Skip all pictures. Write out the data below from its first line through the line that contains "const akariYhi = [1.41, 1.12];".

start Data shown

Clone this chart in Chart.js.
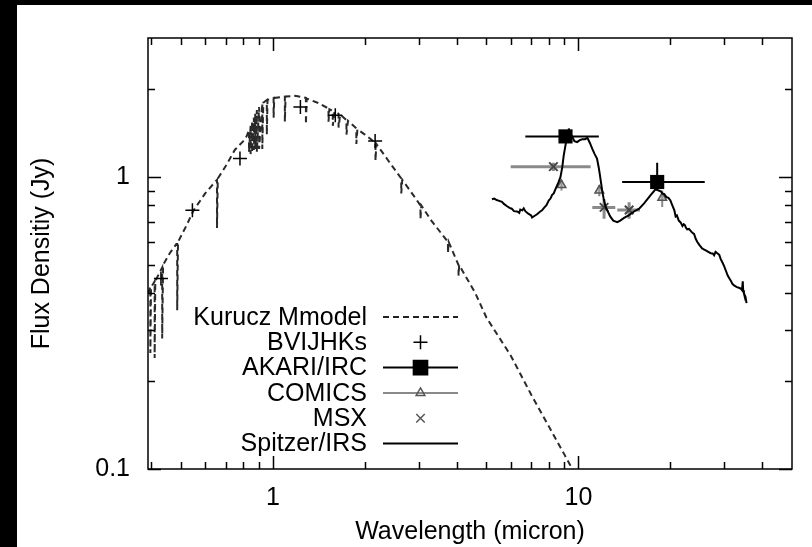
<!DOCTYPE html>
<html>
<head>
<meta charset="utf-8">
<script src="https://cdn.jsdelivr.net/npm/chart.js@4.4.0/dist/chart.umd.min.js"></script>
<style>
  html, body { margin: 0; padding: 0; background: #000; }
  #wrap { position: absolute; left: 17px; top: 5px; width: 795px; height: 542px; background: #fff; }
</style>
</head>
<body>
<div id="wrap"><canvas id="sed"></canvas></div>
<script>
// Kurucz model (continuum with hydrogen absorption lines), [micron, Jy]
const kuruczModel = [
  [0.39, 0.40], [0.397, 0.42], [0.397, 0.25], [0.399, 0.42], [0.405, 0.43], [0.410, 0.44],
  [0.410, 0.24], [0.412, 0.44], [0.425, 0.47], [0.434, 0.49], [0.434, 0.28], [0.437, 0.50],
  [0.46, 0.55], [0.483, 0.59], [0.486, 0.59], [0.486, 0.35], [0.489, 0.60], [0.52, 0.68],
  [0.55, 0.77], [0.60, 0.88], [0.650, 0.97], [0.656, 0.98], [0.656, 0.67], [0.660, 0.99],
  [0.70, 1.09], [0.75, 1.24], [0.80, 1.33], [0.82, 1.38], [0.835, 1.45], [0.835, 1.22],
  [0.845, 1.50], [0.845, 1.20], [0.855, 1.55], [0.855, 1.22], [0.866, 1.60], [0.866, 1.24],
  [0.875, 1.65], [0.875, 1.25], [0.886, 1.70], [0.886, 1.22], [0.901, 1.74], [0.901, 1.25],
  [0.923, 1.79], [0.923, 1.25], [0.93, 1.80], [0.955, 1.84], [0.955, 1.40], [0.96, 1.84],
  [1.005, 1.87], [1.005, 1.60], [1.01, 1.87], [1.094, 1.89], [1.094, 1.55], [1.10, 1.89],
  [1.18, 1.90], [1.282, 1.87], [1.282, 1.52], [1.29, 1.86], [1.40, 1.80], [1.52, 1.72],
  [1.52, 1.55], [1.53, 1.71], [1.57, 1.69], [1.57, 1.50], [1.59, 1.68], [1.64, 1.65],
  [1.64, 1.48], [1.66, 1.64], [1.74, 1.57], [1.74, 1.40], [1.76, 1.56], [1.875, 1.47],
  [1.875, 1.30], [1.89, 1.46], [2.0, 1.40], [2.166, 1.31], [2.166, 1.14], [2.18, 1.30],
  [2.4, 1.13], [2.63, 0.99], [2.63, 0.88], [2.65, 0.98], [2.9, 0.86], [3.04, 0.80],
  [3.04, 0.72], [3.06, 0.80], [3.3, 0.71], [3.74, 0.60], [3.74, 0.55], [3.76, 0.60],
  [4.05, 0.50], [4.05, 0.46], [4.07, 0.50], [4.6, 0.40], [5.0, 0.33], [6.0, 0.245],
  [7.0, 0.18], [8.0, 0.14], [9.0, 0.112], [9.6, 0.099]
];

// BVIJHKs photometry
const photWave = [0.43, 0.545, 0.78, 1.23, 1.60, 2.16];
const photFlux = [0.45, 0.77, 1.16, 1.74, 1.63, 1.33];

// AKARI/IRC S9W, L18W
const akariWave = [9.07, 18.1];
const akariFlux = [1.38, 0.963];
const akariXlo = [6.7, 13.9];
const akariXhi = [11.66, 25.9];
const akariYlo = [1.35, 0.90];
const akariYhi = [1.41, 1.12];

// COMICS
const comicsWave = [8.8, 11.7, 18.8];
const comicsFlux = [0.94, 0.90, 0.85];
const comicsYlo = [0.90, 0.86, 0.79];
const comicsYhi = [0.98, 0.94, 0.90];

// MSX
const msxWave = [8.28, 12.13, 14.65];
const msxFlux = [1.087, 0.788, 0.772];
const msxXlo = [6.0, 11.1, 13.4];
const msxXhi = [10.96, 13.2, 15.9];
const msxYlo = [1.05, 0.72, 0.72];
const msxYhi = [1.12, 0.84, 0.82];

// Spitzer/IRS spectrum
const irsSpectrum = [
  [5.21, 0.84], [5.3, 0.845], [5.4, 0.835], [5.5, 0.83], [5.62, 0.823], [5.7, 0.81],
  [5.84, 0.795], [5.95, 0.785], [6.05, 0.78], [6.15, 0.765], [6.3, 0.763], [6.4, 0.755],
  [6.45, 0.775], [6.55, 0.77], [6.62, 0.782], [6.7, 0.765], [6.85, 0.75], [7.0, 0.74],
  [7.05, 0.728], [7.15, 0.735], [7.3, 0.745], [7.5, 0.763], [7.6, 0.77], [7.75, 0.79],
  [7.85, 0.80], [8.0, 0.833], [8.1, 0.845], [8.2, 0.87], [8.3, 0.88], [8.41, 0.911],
  [8.6, 0.96], [8.73, 1.0], [8.85, 1.08], [8.95, 1.188], [9.14, 1.348], [9.25, 1.40],
  [9.30, 1.47], [9.36, 1.42], [9.53, 1.38], [9.7, 1.33], [9.9, 1.32], [10.1, 1.34],
  [10.3, 1.35], [10.5, 1.35], [10.7, 1.365], [10.9, 1.31], [11.1, 1.25], [11.3, 1.20],
  [11.5, 1.158], [11.65, 1.08], [11.75, 1.02], [11.96, 0.899], [12.1, 0.84], [12.27, 0.792],
  [12.7, 0.734], [13.0, 0.71], [13.4, 0.701], [13.7, 0.71], [14.1, 0.725], [14.6, 0.74],
  [15.2, 0.763], [15.8, 0.78], [16.4, 0.813], [17.2, 0.866], [17.9, 0.911], [18.3, 0.90],
  [18.6, 0.895], [18.8, 0.88], [19.1, 0.875], [19.4, 0.855], [19.7, 0.85], [20.0, 0.833],
  [20.2, 0.81], [20.4, 0.79], [20.6, 0.77], [20.8, 0.734], [21.0, 0.74], [21.3, 0.71],
  [21.6, 0.70], [21.9, 0.68], [22.1, 0.69], [22.3, 0.685], [22.5, 0.67], [22.7, 0.663],
  [23.0, 0.665], [23.3, 0.655], [23.6, 0.645], [23.9, 0.639], [24.2, 0.615], [24.5, 0.60],
  [24.9, 0.585], [25.4, 0.57], [25.8, 0.565], [26.2, 0.56], [26.6, 0.555], [27.1, 0.549],
  [27.5, 0.548], [27.8, 0.54], [28.1, 0.555], [28.4, 0.55], [28.9, 0.542], [29.2, 0.525],
  [29.6, 0.51], [30.0, 0.495], [30.4, 0.477], [30.8, 0.46], [31.2, 0.45], [31.6, 0.44],
  [31.9, 0.431], [32.4, 0.425], [33.0, 0.42], [33.5, 0.418], [34.0, 0.415], [34.3, 0.41],
  [34.5, 0.44], [34.6, 0.41], [34.8, 0.40], [35.2, 0.39], [35.5, 0.37]
];

// axis ticks
const xTicks = [0.4, 0.5, 0.6, 0.7, 0.8, 0.9, 1, 2, 3, 4, 5, 6, 7, 8, 9, 10, 20, 30, 40];
const xLabels = [1, 10];
const yTicks = [0.1, 0.2, 0.3, 0.4, 0.5, 0.6, 0.7, 0.8, 0.9, 1, 2];
const yLabels = [0.1, 1];

const FONT = '"Liberation Sans", Arial, sans-serif';
const GRAY = '#8a8a8a';

function pts(xs, ys) { return xs.map((x, i) => ({ x: x, y: ys[i] })); }
function pairs(arr) { return arr.map(p => ({ x: p[0], y: p[1] })); }
// horizontal / vertical error segments separated by gaps
function xBars(xs, ys, lo, hi) {
  const out = [];
  xs.forEach((x, i) => { out.push({ x: lo[i], y: ys[i] }, { x: hi[i], y: ys[i] }, { x: x, y: null }); });
  return out;
}
function yBars(xs, lo, hi) {
  const out = [];
  xs.forEach((x, i) => { out.push({ x: x, y: lo[i] }, { x: x, y: hi[i] }, { x: x, y: null }); });
  return out;
}

const lineSet = (data, color, width, order, extra) => Object.assign({
  data: data, showLine: true, borderColor: color, borderWidth: width,
  pointRadius: 0, spanGaps: false, order: order, tension: 0
}, extra || {});

// inward tick marks and frame, gnuplot style
const frameTicks = {
  id: 'frameTicks',
  afterDatasetsDraw(chart) {
    const { ctx, chartArea: a, scales } = chart;
    ctx.save();
    ctx.strokeStyle = '#000';
    ctx.lineWidth = 1.5;
    ctx.strokeRect(a.left, a.top, a.right - a.left, a.bottom - a.top);
    ctx.beginPath();
    xTicks.forEach(v => {
      const px = Math.round(scales.x.getPixelForValue(v)) + 0.5;
      const len = xLabels.includes(v) ? 13 : 7;
      ctx.moveTo(px, a.bottom); ctx.lineTo(px, a.bottom - len);
      ctx.moveTo(px, a.top); ctx.lineTo(px, a.top + len);
    });
    yTicks.forEach(v => {
      const py = Math.round(scales.y.getPixelForValue(v)) + 0.5;
      const len = yLabels.includes(v) ? 13 : 7;
      ctx.moveTo(a.left, py); ctx.lineTo(a.left + len, py);
      ctx.moveTo(a.right, py); ctx.lineTo(a.right - len, py);
    });
    ctx.stroke();
    ctx.restore();
  }
};

// key: labels right-aligned, sample to the right
const keyBox = {
  id: 'keyBox',
  afterDraw(chart) {
    const ctx = chart.ctx;
    const rows = [
      { label: 'Kurucz Mmodel', line: '#222', dash: [6, 4], width: 2 },
      { label: 'BVIJHKs', point: 'cross', color: '#000', radius: 7 },
      { label: 'AKARI/IRC', line: '#000', width: 2, point: 'rect', color: '#000', fill: '#000', radius: 10 },
      { label: 'COMICS', line: GRAY, width: 2, point: 'triangle', color: '#555', radius: 5 },
      { label: 'MSX', point: 'crossRot', color: '#555', radius: 6 },
      { label: 'Spitzer/IRS', line: '#000', width: 2 }
    ];
    ctx.save();
    ctx.font = '25px ' + FONT;
    ctx.textAlign = 'right';
    ctx.textBaseline = 'middle';
    rows.forEach((r, i) => {
      const y = 312 + i * 25.3;
      ctx.fillStyle = '#000';
      ctx.fillText(r.label, 350, y + 1);
      if (r.line) {
        ctx.strokeStyle = r.line;
        ctx.lineWidth = r.width;
        ctx.setLineDash(r.dash || []);
        ctx.beginPath(); ctx.moveTo(366, y); ctx.lineTo(441, y); ctx.stroke();
        ctx.setLineDash([]);
      }
      if (r.point) {
        ctx.strokeStyle = r.color;
        ctx.fillStyle = r.fill || 'rgba(0,0,0,0)';
        ctx.lineWidth = 1.5;
        Chart.helpers.drawPoint(ctx, { pointStyle: r.point, radius: r.radius, borderWidth: 1.5, rotation: 0 }, 403.5, y);
      }
    });
    ctx.restore();
  }
};

new Chart(document.getElementById('sed'), {
  type: 'scatter',
  data: {
    datasets: [
      lineSet(pairs(kuruczModel), '#2a2a2a', 2, 9, { borderDash: [6, 4] }),
      { data: pts(photWave, photFlux), pointStyle: 'cross', pointRadius: 7, borderColor: '#000', borderWidth: 1.5, order: 8 },
      lineSet(xBars(akariWave, akariFlux, akariXlo, akariXhi), '#000', 2, 7),
      lineSet(yBars(akariWave, akariYlo, akariYhi), '#000', 2, 7),
      { data: pts(akariWave, akariFlux), pointStyle: 'rect', pointRadius: 10, backgroundColor: '#000', borderColor: '#000', borderWidth: 0, order: 6 },
      lineSet(yBars(comicsWave, comicsYlo, comicsYhi), GRAY, 2, 5),
      { data: pts(comicsWave, comicsFlux), pointStyle: 'triangle', pointRadius: 5, backgroundColor: 'rgba(160,160,160,0.5)', borderColor: '#555', borderWidth: 1.5, order: 4 },
      lineSet(xBars(msxWave, msxFlux, msxXlo, msxXhi), GRAY, 3, 3),
      lineSet(yBars(msxWave, msxYlo, msxYhi), GRAY, 3, 3),
      { data: pts(msxWave, msxFlux), pointStyle: 'crossRot', pointRadius: 6, borderColor: '#444', borderWidth: 2, order: 2 },
      lineSet(pairs(irsSpectrum), '#000', 2, 1)
    ]
  },
  options: {
    responsive: true,
    maintainAspectRatio: false,
    animation: false,
    layout: { padding: { top: 13, right: 20, left: 0, bottom: 0 } },
    plugins: { legend: { display: false }, tooltip: { enabled: false } },
    scales: {
      x: {
        type: 'logarithmic',
        min: 0.39,
        max: 50,
        grid: { display: false, drawTicks: false },
        border: { display: false },
        afterBuildTicks: s => { s.ticks = xTicks.map(v => ({ value: v })); },
        afterFit: s => { s.height = 78; },
        ticks: {
          autoSkip: false, maxRotation: 0, padding: 14, color: '#000',
          font: { family: FONT, size: 25 },
          callback: v => xLabels.includes(v) ? String(v) : ''
        },
        title: { display: true, text: 'Wavelength (micron)', color: '#000', font: { family: FONT, size: 25 }, padding: { top: 0, bottom: 0 } }
      },
      y: {
        type: 'logarithmic',
        min: 0.1,
        max: 3,
        grid: { display: false, drawTicks: false },
        border: { display: false },
        afterBuildTicks: s => { s.ticks = yTicks.map(v => ({ value: v })); },
        afterFit: s => { s.width = 131; },
        ticks: {
          autoSkip: false, padding: 18, color: '#000',
          font: { family: FONT, size: 25 },
          callback: v => yLabels.includes(v) ? String(v) : ''
        },
        title: { display: true, text: 'Flux Densitiy (Jy)', color: '#000', font: { family: FONT, size: 25 }, padding: { top: 10, bottom: 0 } }
      }
    }
  },
  plugins: [frameTicks, keyBox]
});
</script>
</body>
</html>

end Data shown

Answer to this task →
Clone this chart in Chart.js.
<!DOCTYPE html>
<html>
<head>
<meta charset="utf-8">
<script src="https://cdn.jsdelivr.net/npm/chart.js@4.4.0/dist/chart.umd.min.js"></script>
<style>
  html, body { margin: 0; padding: 0; background: #000; }
  #wrap { position: absolute; left: 17px; top: 5px; width: 795px; height: 542px; background: #fff; }
</style>
</head>
<body>
<div id="wrap"><canvas id="sed"></canvas></div>
<script>
// Kurucz model (continuum with hydrogen absorption lines), [micron, Jy]
const kuruczModel = [
  [0.39, 0.40], [0.397, 0.42], [0.397, 0.25], [0.399, 0.42], [0.405, 0.43], [0.410, 0.44],
  [0.410, 0.24], [0.412, 0.44], [0.425, 0.47], [0.434, 0.49], [0.434, 0.28], [0.437, 0.50],
  [0.46, 0.55], [0.483, 0.59], [0.486, 0.59], [0.486, 0.35], [0.489, 0.60], [0.52, 0.68],
  [0.55, 0.77], [0.60, 0.88], [0.650, 0.97], [0.656, 0.98], [0.656, 0.67], [0.660, 0.99],
  [0.70, 1.09], [0.75, 1.24], [0.80, 1.33], [0.82, 1.38], [0.835, 1.45], [0.835, 1.22],
  [0.845, 1.50], [0.845, 1.20], [0.855, 1.55], [0.855, 1.22], [0.866, 1.60], [0.866, 1.24],
  [0.875, 1.65], [0.875, 1.25], [0.886, 1.70], [0.886, 1.22], [0.901, 1.74], [0.901, 1.25],
  [0.923, 1.79], [0.923, 1.25], [0.93, 1.80], [0.955, 1.84], [0.955, 1.40], [0.96, 1.84],
  [1.005, 1.87], [1.005, 1.60], [1.01, 1.87], [1.094, 1.89], [1.094, 1.55], [1.10, 1.89],
  [1.18, 1.90], [1.282, 1.87], [1.282, 1.52], [1.29, 1.86], [1.40, 1.80], [1.52, 1.72],
  [1.52, 1.55], [1.53, 1.71], [1.57, 1.69], [1.57, 1.50], [1.59, 1.68], [1.64, 1.65],
  [1.64, 1.48], [1.66, 1.64], [1.74, 1.57], [1.74, 1.40], [1.76, 1.56], [1.875, 1.47],
  [1.875, 1.30], [1.89, 1.46], [2.0, 1.40], [2.166, 1.31], [2.166, 1.14], [2.18, 1.30],
  [2.4, 1.13], [2.63, 0.99], [2.63, 0.88], [2.65, 0.98], [2.9, 0.86], [3.04, 0.80],
  [3.04, 0.72], [3.06, 0.80], [3.3, 0.71], [3.74, 0.60], [3.74, 0.55], [3.76, 0.60],
  [4.05, 0.50], [4.05, 0.46], [4.07, 0.50], [4.6, 0.40], [5.0, 0.33], [6.0, 0.245],
  [7.0, 0.18], [8.0, 0.14], [9.0, 0.112], [9.6, 0.099]
];

// BVIJHKs photometry
const photWave = [0.43, 0.545, 0.78, 1.23, 1.60, 2.16];
const photFlux = [0.45, 0.77, 1.16, 1.74, 1.63, 1.33];

// AKARI/IRC S9W, L18W
const akariWave = [9.07, 18.1];
const akariFlux = [1.38, 0.963];
const akariXlo = [6.7, 13.9];
const akariXhi = [11.66, 25.9];
const akariYlo = [1.35, 0.90];
const akariYhi = [1.41, 1.12];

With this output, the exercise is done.